Norbert Zongo, la voix de la liberté au Burkina Faso

Norbert Zongo, dont le Burkina Faso a commémoré le 13 décembre 2011 le 13ème anniversaire de sa disparition brutale, est né en juillet 1949. Son parcours commence à l’école primaire régionale de Koudougou où il obtient son CEP (Certificat d’Etude Primaire) pour être admis au Cours Normal de Koudougou en octobre 1964. Apres l’obtention de son BEPC (Brevet d’Etude du Premier Cycle) en 1969, il se lance très tôt dans le monde professionnel à travers l’enseignement, tout en poursuivant ses études supérieures. Devenu instituteur, il exercera cette profession durant 9 années de sa vie (1969-1978).
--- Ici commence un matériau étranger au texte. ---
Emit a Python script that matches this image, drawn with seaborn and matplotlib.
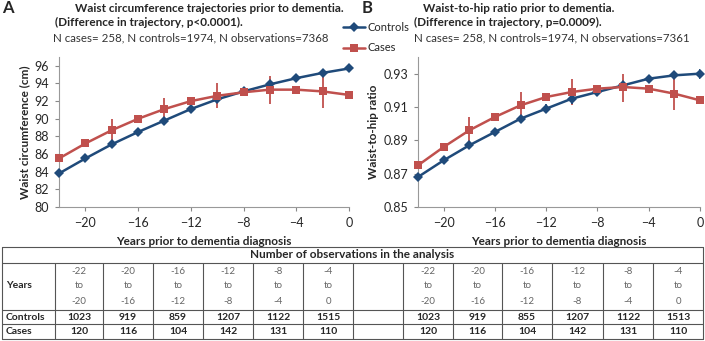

Il obtient parallèlement son Baccalauréat et tente une carrière en droit à l’université d’Abidjan. Mais il sera très vite rattrapé par l’une de ses ambitions premières : le journalisme.

Admis à l’Institut Supérieur de Presse du Conseil de l’Entente à Lomé au Togo, Norbert Zongo n’y gardera pas sa langue dans sa poche. Dès ses premières années à Lomé, la gestion très opaque de ce pays voisin va l’agacer et le conduire à rompre la loi du silence. Il se distingue par des prises de position critiques à l’égard du régime de Gnassimbé Eyadema, qui à l’époque gérait le Togo d’une main de fer. Très vite, il se trouve expulsé du Togo et contraint à rejoindre sa mère patrie, le Burkina Faso. Arrivé à Ouagadougou, il est arrêté et incarcéré à la gendarmerie pendant une année (1981-1982). Cette épreuve douloureuse ne va pas empêcher Norbert Zongo de persévérer dans la voix du journalisme qu’il s’est fixée. Il complète ses études en 1984 à l’Ecole Supérieur de Journalisme de Yaoundé au Cameroun. Il ne reviendra au Burkina qu’en 1986 armée de sa plume et fier de pouvoir enfin contribuer par celle-ci au développement de sa chère patrie.
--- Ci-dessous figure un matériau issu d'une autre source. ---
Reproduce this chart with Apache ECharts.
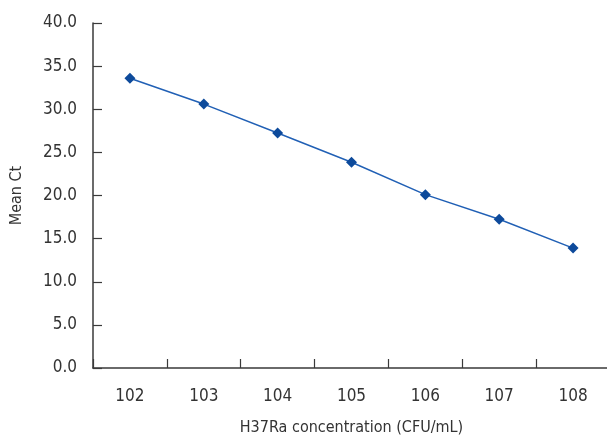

Norbert Zongo fait ses premiers pas dans les colonnes des journaux d’Etat : à Sidwaya puis à l’hebdomadaire Carrefour Africain, tout en collaborant épisodiquement avec des journaux privés de la place tel que le Journal du Jeudi, la Clef, etc. Sa rupture avec le mode de presse partisan, appliqué par certains de ses collègues acquis à la cause du pouvoir en place, fut immédiate et radicale. Grâce à un vrai travail d’investigation, il dépeint sans concessions les réalités de la vie quotidienne au Burkina. Ses analyses critiques et ses révélations sur un Burkina baignant dans le favoritisme, le laissé-faire, la gabegie, la corruption, l’impunité etc. lui vaudront une affectation-placard à Banfora, localité situé à 450 km de Ouagadougou. Il refuse de rejoindre le poste assigné et crée son propre journal en 1993.

Avec son nouveau journal, Norbert Zongo sera de tous les combats pour la défense de la liberté de pensée et d’expression, pour que la démocratie et la justice sociale ne soient plus un rêve au Burkina. Journaliste d’investigation, militant des droits de l’homme, conférencier, auteur de deux romans, Le Parachutage et Roubeinga, il rentre vite dans le collimateur du pouvoir en place. Dévoilant et dénonçant sans relâche les abus de tous ordres, il refuse de se compromettre ou de vendre sa plume, même lorsque des sommes faramineuses lui sont proposées en échange de son silence sur certains dossiers comme celui de David Ouedraogo.

Le dimanche 13 décembre 1998 à Sapouy (situé à 100km de Ouagadougou), un des crimes les plus ignobles de l’histoire du Burkina est orchestré contre lui et ses trois compagnons de route, alors qu’ils enquêtaient sur le meurtre de David Ouedraogo, chauffeur de François Compaoré (frère cadet du président Blaise Compaoré). Les suspects sérieux de cet assassinat sont les mêmes militaires qui ont été reconnus coupable du meurtre de David Ouedraogo. Le seul inculpé du dossier Zongo, Marcel Kafando, arrêté le 17 février 2001 pour assassinat, incendie et destruction de bien immobilier, fut relâché par la suite pour insuffisance de preuves. Le soldat Christophe Combasséré, les caporaux Ousséni Yaro et Wampasba Nacoulma, le sergent Banagoulo Yaro, autres « suspects sérieux » déclarés par la Commission D’Enquête Indépendante, ne sont jusqu’à présent pas inquiétés. Depuis quelques années, le dossier Norbert Zongo a été classé sans suite, tout comme ceux du président Thomas Sankara, de l’étudiant Dabo Boukary, de l’élève Flavien Nébié et autres dossiers judiciaires ou les «suspects sérieux» continuent à courir les rues de Ouagadougou sans être inquiétés.